Auction claims it's selling vial with Ronald Reagan blood
A Channel Islands auction house says it's selling a vial that allegedly contains blood residue from Ronald Reagan a move denounced on Tuesday by the late US president's foundation.
The vial being auctioned online was used by the laboratory that tested Reagan's blood when he was hospitalized after a 1981 assassination attempt in Washington, the PFCAuctions house said.
John Heubusch, executive director of the Ronald Reagan Presidential Foundation in California, condemned the auction and vowed to try to halt it.
Bidding for the vial had passed the 7,000-pound (USD11,000) mark on Tuesday, the house said, and the auction ends on Thursday.
"If indeed this story is true, it's a craven act and we will use every legal means to stop its sale or purchase," Heubusch said in a statement. "We've spoken to GW (George Washington) Hospital and are assured an investigation as to how something like this could possibly happen is underway.
"Any individual, including a president of the United States, should feel confident that once they enter into the care of a medical system their privacy and rights are held inviolable," he said.
The auction house on the Channels Islands between England and France said on its website that the blood vial did not come from the Washington hospital that treated Reagan but from the Bio Science Laboratory in Columbia, Maryland.

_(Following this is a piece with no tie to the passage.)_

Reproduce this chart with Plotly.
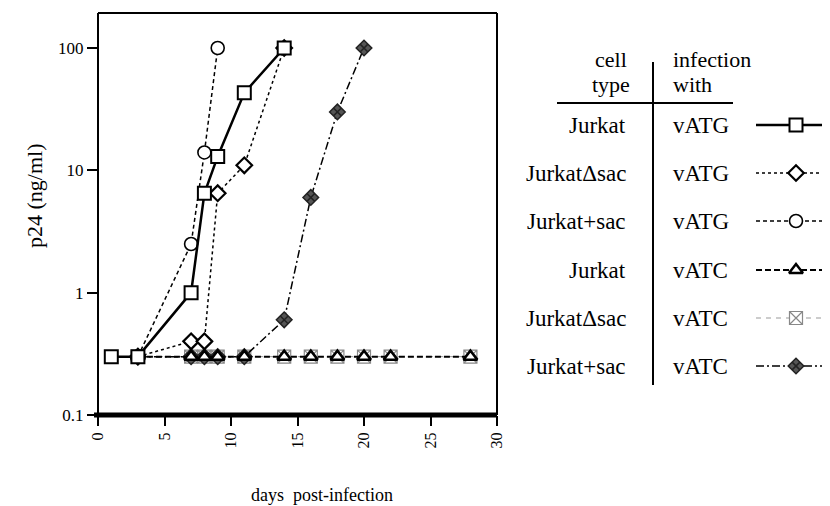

The item is a five-inch glass vial that is one half-inch in diameter and has a green rubber stopper. The auction house says it clearly contains traces of dried blood.
The vial is being sold by a man whose late mother took it from the laboratory with permission weeks after the tests were made, auction house spokeswoman Kylie Whitehead said.
"No one from the foundation or from the family has complained to us," she said on Tuesday. In a statement on the auction house's website, the seller said he tried to interest the Reagan library in purchasing the vial from him but did not succeed. He said the lab director told his mother she could take it.
The auction house website says the seller claimed he was a supporter of Reagan's conservative economic policies and believes the late president would have wanted him to sell the vial rather than donate it.